The multi-country prisoner swap that brought Americans Evan Gershkovitz and Paul Whelan back to the United States was hailed as “a big victory” by once-convicted and imprisoned Russian arms dealer Viktor Bout.

Hours after 24 prisoners were freed from prisons in Russia, the United States, Germany, Norway, Poland and Slovenia and transported to Turkey for repatriation, Bout appeared on Russian media to promote the role played by Russian president Vladimir Putin. The Russian leader approved a deal with U.S. President Joe Biden in December 2022 to free Bout from an Illinois federal prison in return for American basketball star Brittney Griner, who had been held in Russian on narcotics charges.

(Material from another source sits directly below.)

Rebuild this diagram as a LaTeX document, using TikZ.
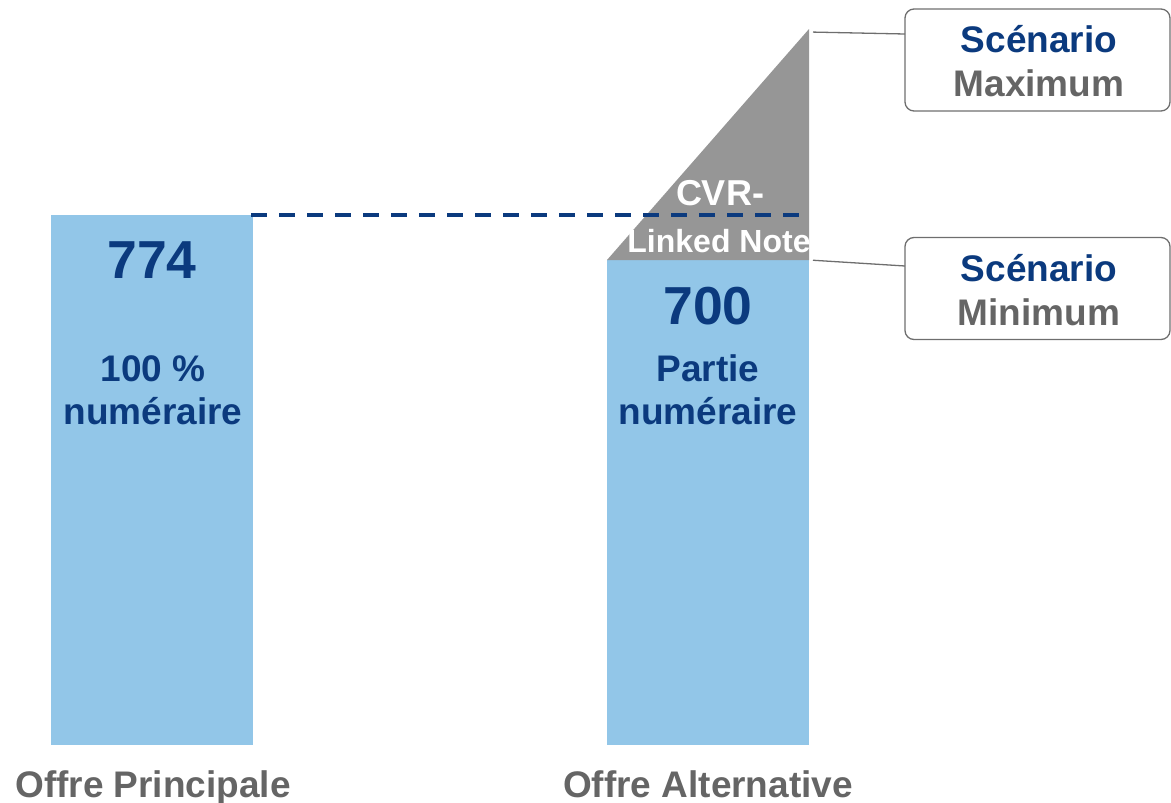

“Our people returned, our heroes,” Bout said in an interview on Russia-24, a state-owned pro-government Russian television network.

Gershkovitz and Whelan were among 16 people imprisoned in Russia who were flown to Turkey and freed as part of the deal. Most of the others were jailed Russian dissidents or interred German nationals. In return, the U.S. and its allies released 8 Russians, including a spy chief convicted of an assassination in Germany and others accused of espionage or other serious crimes.

Bout, whose weapons-carrying air transports circumnavigated the globe for more than a decade aiding jihadists, dictators and warlords, became known as “the Merchant of Death,” the most prolific arms dealer of the 1990s and early 2000s. He was targeted by a U.S. sting operation and arrested in Thailand in 2008, convicted in New York in 2011 and sentenced to federal prison the following year, serving a decade before Putin’s deal with President Joe Biden freed him.

In the same Russia-24 broadcast that carried Bout’s approval of the multi-nation swap, another formerly-imprisoned Russian, Konstantin Yaroshenko, also credited Putin — who spent years as a KGB officer — for not giving up on returning the imprisoned spies to Russia. “We never give up our guys,” said Yaroshenko, a former pilot who had been convicted in the U.S. on cocaine trafficking charges.

Yaroshenko, who claimed that he had been beaten during his U.S. prison stint, insisted that the Americans were handled better by Russian authorities than he was — despite Whelan’s anguished complaints for years that he was mistreated during his captivity.